* **Raw data**
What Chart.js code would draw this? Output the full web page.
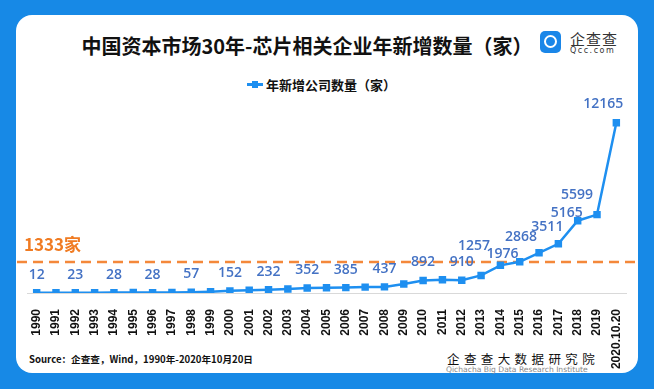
<!DOCTYPE html>
<html lang="zh">
<head>
    <meta charset="UTF-8">
    <title>芯片相关企业年新增数量</title>
    <script src="https://cdn.jsdelivr.net/npm/chart.js"></script>
    <style>
        html, body { margin: 0; padding: 0; }
        body {
            width: 654px; height: 389px; position: relative; overflow: hidden;
            background: #1789e6;
            font-family: 'Noto Sans CJK SC', 'Noto Sans', sans-serif;
        }
        .card {
            position: absolute; left: 16px; top: 15px; width: 622px; height: 358px;
            background: #fff; border-radius: 16px;
        }
        .title {
            position: absolute; left: 0; top: 32px; width: 614px; text-align: center;
            font-size: 20px; font-weight: bold; color: #111; line-height: 28px;
        }
        .logo { position: absolute; left: 540px; top: 31px; }
        .logo .icon {
            position: absolute; left: 0; top: 0; width: 21px; height: 22px;
            background: #1a86e8; border-radius: 5px;
        }
        .logo .icon::after {
            content: ''; position: absolute; left: 4px; top: 4px; width: 9px; height: 9px;
            border: 2.5px solid #fff; border-radius: 50%;
        }
        .logo .cn { position: absolute; left: 30px; top: -3px; font-size: 15px; color: #333; letter-spacing: 1px; white-space: nowrap; }
        .logo .en { position: absolute; left: 30px; top: 15px; font-size: 8px; color: #333; letter-spacing: 1.5px; font-family: 'DejaVu Sans', sans-serif; white-space: nowrap; }
        .legend {
            position: absolute; left: 247px; top: 75px; font-size: 13px; font-weight: bold; color: #111;
            white-space: nowrap;
        }
        .legend .mark { display: inline-block; position: relative; width: 16px; height: 3px; background: #1e8ff0; vertical-align: middle; margin-right: 3px; top: -2px; }
        .legend .mark::after { content: ''; position: absolute; left: 5px; top: -2px; width: 6px; height: 7px; background: #1e8ff0; }
        .source { position: absolute; left: 29px; top: 352px; font-size: 9.6px; font-weight: bold; color: #111; white-space: nowrap; }
        .inst { position: absolute; left: 447px; top: 349px; font-size: 12.5px; color: #111; letter-spacing: 4.4px; white-space: nowrap; }
        .inst-en { position: absolute; left: 446px; top: 365px; font-size: 7.6px; color: #888; white-space: nowrap; font-family: 'DejaVu Sans', sans-serif; }
        canvas { position: absolute; left: 0; top: 0; }
    </style>
</head>
<body>
    <div class="card"></div>
    <div class="title">中国资本市场30年-芯片相关企业年新增数量（家）</div>
    <div class="logo">
        <div class="icon"></div>
        <div class="cn">企查查</div>
        <div class="en">Qcc.com</div>
    </div>
    <div class="legend"><span class="mark"></span>年新增公司数量（家）</div>
    <div class="source">Source：企查查，Wind，1990年-2020年10月20日</div>
    <div class="inst">企查查大数据研究院</div>
    <div class="inst-en">Qichacha Big Data Research Institute</div>

    <canvas id="chipChart" width="654" height="389"></canvas>

    <script>
        // 年份
        const years = ['1990', '1991', '1992', '1993', '1994', '1995', '1996', '1997', '1998', '1999',
            '2000', '2001', '2002', '2003', '2004', '2005', '2006', '2007', '2008', '2009',
            '2010', '2011', '2012', '2013', '2014', '2015', '2016', '2017', '2018', '2019', '2020.10.20'];

        // 年新增公司数量（家） - unlabeled years
        const newCompanies = [12, 15, 23, 25, 28, 30, 28, 40, 57, 90,
            152, 200, 232, 290, 352, 370, 385, 420, 437, 640,
            892, 940, 910, 1257, 1976, 2230, 2868, 3511, 5165, 5599, 12165];

        // years that carry a value label
        const labeledYears = ['1990', '1992', '1994', '1996', '1998', '2000', '2002', '2004', '2006',
            '2008', '2010', '2012', '2013', '2014', '2016', '2017', '2018', '2019', '2020.10.20'];

        // 平均线
        const avgValue = 1333;
        const avgDrawAt = 2220; // height where the reference draws the dashed line

        // label nudges (layout only)
        const labelNudge = {
            '2013': [-7, -11], '2014': [2, 7], '2016': [-18, 2], '2017': [-11, 1],
            '2018': [-11, 10], '2019': [-20, -2], '2020.10.20': [-13, -1]
        };

        const extras = {
            id: 'extras',
            beforeDatasetsDraw(chart) {
                const ctx = chart.ctx;
                const y = chart.scales.y.getPixelForValue(avgDrawAt);
                ctx.save();
                ctx.strokeStyle = '#f4883a';
                ctx.lineWidth = 2.5;
                ctx.setLineDash([10, 6]);
                ctx.beginPath();
                ctx.moveTo(17, y);
                ctx.lineTo(638, y);
                ctx.stroke();
                ctx.fillStyle = '#f07b22';
                ctx.font = "bold 17px 'Noto Sans CJK SC', sans-serif";
                ctx.textBaseline = 'middle';
                ctx.fillText(avgValue + '家', 24, y - 17);
                ctx.restore();
            },
            afterDatasetsDraw(chart) {
                const ctx = chart.ctx;
                const meta = chart.getDatasetMeta(0);
                ctx.save();
                ctx.fillStyle = '#4472c4';
                ctx.font = "600 14px 'Open Sans', sans-serif";
                ctx.textAlign = 'center';
                ctx.textBaseline = 'middle';
                years.forEach((yr, i) => {
                    if (!labeledYears.includes(yr)) return;
                    const pt = meta.data[i];
                    const nudge = labelNudge[yr] || [0, 0];
                    ctx.fillText(String(newCompanies[i]), pt.x + nudge[0], pt.y - 18 + nudge[1]);
                });
                ctx.restore();
            }
        };

        const ctx = document.getElementById('chipChart').getContext('2d');
        new Chart(ctx, {
            type: 'line',
            data: {
                labels: years,
                datasets: [{
                    label: '年新增公司数量（家）',
                    data: newCompanies,
                    borderColor: '#1e8ff0',
                    backgroundColor: '#1e8ff0',
                    borderWidth: 2.5,
                    pointStyle: 'rect',
                    pointRadius: 3.5,
                    tension: 0
                }]
            },
            options: {
                responsive: false,
                animation: false,
                layout: { padding: { left: 27, right: 28, top: 97, bottom: 16 } },
                plugins: {
                    legend: { display: false },
                    tooltip: { enabled: false }
                },
                scales: {
                    x: {
                        offset: true,
                        grid: { display: false },
                        border: { display: true, color: '#d9d9d9', width: 1 },
                        ticks: {
                            minRotation: 90, maxRotation: 90, autoSkip: false,
                            padding: 8,
                            color: '#111',
                            font: { family: "'Liberation Sans', sans-serif", size: 12, weight: 'bold' }
                        },
                        afterFit: (scale) => { scale.height = 80; }
                    },
                    y: {
                        display: false,
                        min: 0,
                        max: 14000
                    }
                }
            },
            plugins: [extras]
        });
    </script>
</body>
</html>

* **Task**
Repeat the data exactly, dropping every picture it holds.

* **Task solution**
What Chart.js code would draw this? Output the full web page.
<!DOCTYPE html>
<html lang="zh">
<head>
    <meta charset="UTF-8">
    <title>芯片相关企业年新增数量</title>
    <script src="https://cdn.jsdelivr.net/npm/chart.js"></script>
    <style>
        html, body { margin: 0; padding: 0; }
        body {
            width: 654px; height: 389px; position: relative; overflow: hidden;
            background: #1789e6;
            font-family: 'Noto Sans CJK SC', 'Noto Sans', sans-serif;
        }
        .card {
            position: absolute; left: 16px; top: 15px; width: 622px; height: 358px;
            background: #fff; border-radius: 16px;
        }
        .title {
            position: absolute; left: 0; top: 32px; width: 614px; text-align: center;
            font-size: 20px; font-weight: bold; color: #111; line-height: 28px;
        }
        .logo { position: absolute; left: 540px; top: 31px; }
        .logo .icon {
            position: absolute; left: 0; top: 0; width: 21px; height: 22px;
            background: #1a86e8; border-radius: 5px;
        }
        .logo .icon::after {
            content: ''; position: absolute; left: 4px; top: 4px; width: 9px; height: 9px;
            border: 2.5px solid #fff; border-radius: 50%;
        }
        .logo .cn { position: absolute; left: 30px; top: -3px; font-size: 15px; color: #333; letter-spacing: 1px; white-space: nowrap; }
        .logo .en { position: absolute; left: 30px; top: 15px; font-size: 8px; color: #333; letter-spacing: 1.5px; font-family: 'DejaVu Sans', sans-serif; white-space: nowrap; }
        .legend {
            position: absolute; left: 247px; top: 75px; font-size: 13px; font-weight: bold; color: #111;
            white-space: nowrap;
        }
        .legend .mark { display: inline-block; position: relative; width: 16px; height: 3px; background: #1e8ff0; vertical-align: middle; margin-right: 3px; top: -2px; }
        .legend .mark::after { content: ''; position: absolute; left: 5px; top: -2px; width: 6px; height: 7px; background: #1e8ff0; }
        .source { position: absolute; left: 29px; top: 352px; font-size: 9.6px; font-weight: bold; color: #111; white-space: nowrap; }
        .inst { position: absolute; left: 447px; top: 349px; font-size: 12.5px; color: #111; letter-spacing: 4.4px; white-space: nowrap; }
        .inst-en { position: absolute; left: 446px; top: 365px; font-size: 7.6px; color: #888; white-space: nowrap; font-family: 'DejaVu Sans', sans-serif; }
        canvas { position: absolute; left: 0; top: 0; }
    </style>
</head>
<body>
    <div class="card"></div>
    <div class="title">中国资本市场30年-芯片相关企业年新增数量（家）</div>
    <div class="logo">
        <div class="icon"></div>
        <div class="cn">企查查</div>
        <div class="en">Qcc.com</div>
    </div>
    <div class="legend"><span class="mark"></span>年新增公司数量（家）</div>
    <div class="source">Source：企查查，Wind，1990年-2020年10月20日</div>
    <div class="inst">企查查大数据研究院</div>
    <div class="inst-en">Qichacha Big Data Research Institute</div>

    <canvas id="chipChart" width="654" height="389"></canvas>

    <script>
        // 年份
        const years = ['1990', '1991', '1992', '1993', '1994', '1995', '1996', '1997', '1998', '1999',
            '2000', '2001', '2002', '2003', '2004', '2005', '2006', '2007', '2008', '2009',
            '2010', '2011', '2012', '2013', '2014', '2015', '2016', '2017', '2018', '2019', '2020.10.20'];

        // 年新增公司数量（家） - unlabeled years
        const newCompanies = [12, 15, 23, 25, 28, 30, 28, 40, 57, 90,
            152, 200, 232, 290, 352, 370, 385, 420, 437, 640,
            892, 940, 910, 1257, 1976, 2230, 2868, 3511, 5165, 5599, 12165];

        // years that carry a value label
        const labeledYears = ['1990', '1992', '1994', '1996', '1998', '2000', '2002', '2004', '2006',
            '2008', '2010', '2012', '2013', '2014', '2016', '2017', '2018', '2019', '2020.10.20'];

        // 平均线
        const avgValue = 1333;
        const avgDrawAt = 2220; // height where the reference draws the dashed line

        // label nudges (layout only)
        const labelNudge = {
            '2013': [-7, -11], '2014': [2, 7], '2016': [-18, 2], '2017': [-11, 1],
            '2018': [-11, 10], '2019': [-20, -2], '2020.10.20': [-13, -1]
        };

        const extras = {
            id: 'extras',
            beforeDatasetsDraw(chart) {
                const ctx = chart.ctx;
                const y = chart.scales.y.getPixelForValue(avgDrawAt);
                ctx.save();
                ctx.strokeStyle = '#f4883a';
                ctx.lineWidth = 2.5;
                ctx.setLineDash([10, 6]);
                ctx.beginPath();
                ctx.moveTo(17, y);
                ctx.lineTo(638, y);
                ctx.stroke();
                ctx.fillStyle = '#f07b22';
                ctx.font = "bold 17px 'Noto Sans CJK SC', sans-serif";
                ctx.textBaseline = 'middle';
                ctx.fillText(avgValue + '家', 24, y - 17);
                ctx.restore();
            },
            afterDatasetsDraw(chart) {
                const ctx = chart.ctx;
                const meta = chart.getDatasetMeta(0);
                ctx.save();
                ctx.fillStyle = '#4472c4';
                ctx.font = "600 14px 'Open Sans', sans-serif";
                ctx.textAlign = 'center';
                ctx.textBaseline = 'middle';
                years.forEach((yr, i) => {
                    if (!labeledYears.includes(yr)) return;
                    const pt = meta.data[i];
                    const nudge = labelNudge[yr] || [0, 0];
                    ctx.fillText(String(newCompanies[i]), pt.x + nudge[0], pt.y - 18 + nudge[1]);
                });
                ctx.restore();
            }
        };

        const ctx = document.getElementById('chipChart').getContext('2d');
        new Chart(ctx, {
            type: 'line',
            data: {
                labels: years,
                datasets: [{
                    label: '年新增公司数量（家）',
                    data: newCompanies,
                    borderColor: '#1e8ff0',
                    backgroundColor: '#1e8ff0',
                    borderWidth: 2.5,
                    pointStyle: 'rect',
                    pointRadius: 3.5,
                    tension: 0
                }]
            },
            options: {
                responsive: false,
                animation: false,
                layout: { padding: { left: 27, right: 28, top: 97, bottom: 16 } },
                plugins: {
                    legend: { display: false },
                    tooltip: { enabled: false }
                },
                scales: {
                    x: {
                        offset: true,
                        grid: { display: false },
                        border: { display: true, color: '#d9d9d9', width: 1 },
                        ticks: {
                            minRotation: 90, maxRotation: 90, autoSkip: false,
                            padding: 8,
                            color: '#111',
                            font: { family: "'Liberation Sans', sans-serif", size: 12, weight: 'bold' }
                        },
                        afterFit: (scale) => { scale.height = 80; }
                    },
                    y: {
                        display: false,
                        min: 0,
                        max: 14000
                    }
                }
            },
            plugins: [extras]
        });
    </script>
</body>
</html>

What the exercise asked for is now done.